At home, another disputed result would dangerously institutionalize the idea that the election now extends past election day through after-the-vote legal and political skirmishing. It would guarantee that the next president takes office with a significant portion of the population considering him not only misguided, but fundamentally illegitimate.

And if the loser of the popular vote once again wins the electoral college and the White House, it could inspire more serious demands for changing the way America picks its president.

Three large storm clouds are gathering over the legitimacy of the 2004 result.

The first is the competing charges of voter fraud and suppression. Almost daily now, Republicans are accusing Democrats and their allies of signing up ineligible voters in their massive registration drives. Across the country, Republicans are organizing unprecedented efforts at polling places to challenge voters they believe are improperly registered. The Wisconsin GOP, setting a troubling precedent, plans to conduct background checks on 100,000 new voters to determine if they are legally registered.

Republicans call these efforts safeguards against abuses, such as an Ohio man who says he was paid in crack cocaine for turning in registration forms with names like Mary Poppins. Democrats, who are dispatching their own army of 10,000 lawyers to observe polling places, see these Republican plans as an undisguised attempt to intimidate and suppress minority voters.

Either way, it's easy to see how these escalating charges could reverberate beyond election day. If Kerry narrowly wins, conservatives could charge that he surfed to the White House on a tide of fraud; if Bush narrowly wins, Democrats may charge that he succeeded only because Republicans disenfranchised minority voters. Either argument might translate into postelection lawsuits.

Which leads to the second cloud: the prospect of extended postelection legal battles, especially over potential recounts. Ohio's heavy reliance on punch-card ballots could inspire more litigation over hanging chads.
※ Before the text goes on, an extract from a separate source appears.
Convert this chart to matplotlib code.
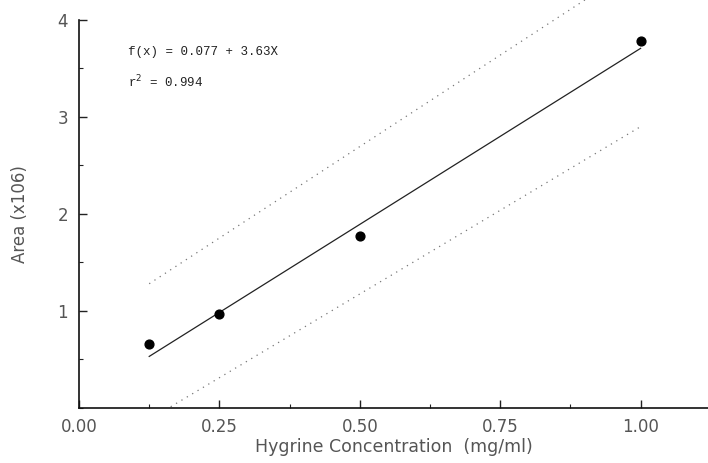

Ohio and other states could also face lawsuits over their handling of provisional ballots. In adopting reforms sparked by the 2000 Florida fiasco, Congress mandated that voters whose names don't appear on the registration rolls be allowed to cast provisional votes that are counted if officials later determine that they are eligible. But states differ on whether they will consider all provisional ballots or only those cast in the proper precinct. If the numbers involved are large enough, lawsuits could proliferate over the conflicting standards for determining which provisional ballots are valid.

The third — and the largest — cloud looming over the election comes from the deja vu all over again category: the possibility that the popular vote winner will again be denied an electoral college majority and the White House.

Last time, Bush won the White House while trailing Democrat Al Gore by about 500,000 votes in the popular vote. This time, almost all polls show Bush is leading Kerry in the popular vote. But six surveys last week showed Kerry leading Bush collectively in the 10 or so states that both sides consider battlegrounds.

That pattern has some Democratic insiders quietly speculating that Kerry could lose the popular vote and win the White House. (The reverse scenario for Bush is still possible, though less likely.) In a recent Gallup Poll, more than three-fifths of Americans said they wanted to junk the electoral college and elect the candidate who wins the most popular votes nationwide. With another election that awards the White House to the loser of the popular vote, that discontent could flare into outrage.

All these clouds could dissipate if either candidate generates a strong enough tailwind to win conclusively. But if neither does, turbulent weeks are approaching. Like a hurricane that skirted the shore, the disputes of 2000 shook but did not shatter faith in the fairness of American elections. The nation may not be so lucky if another storm reaches land next month.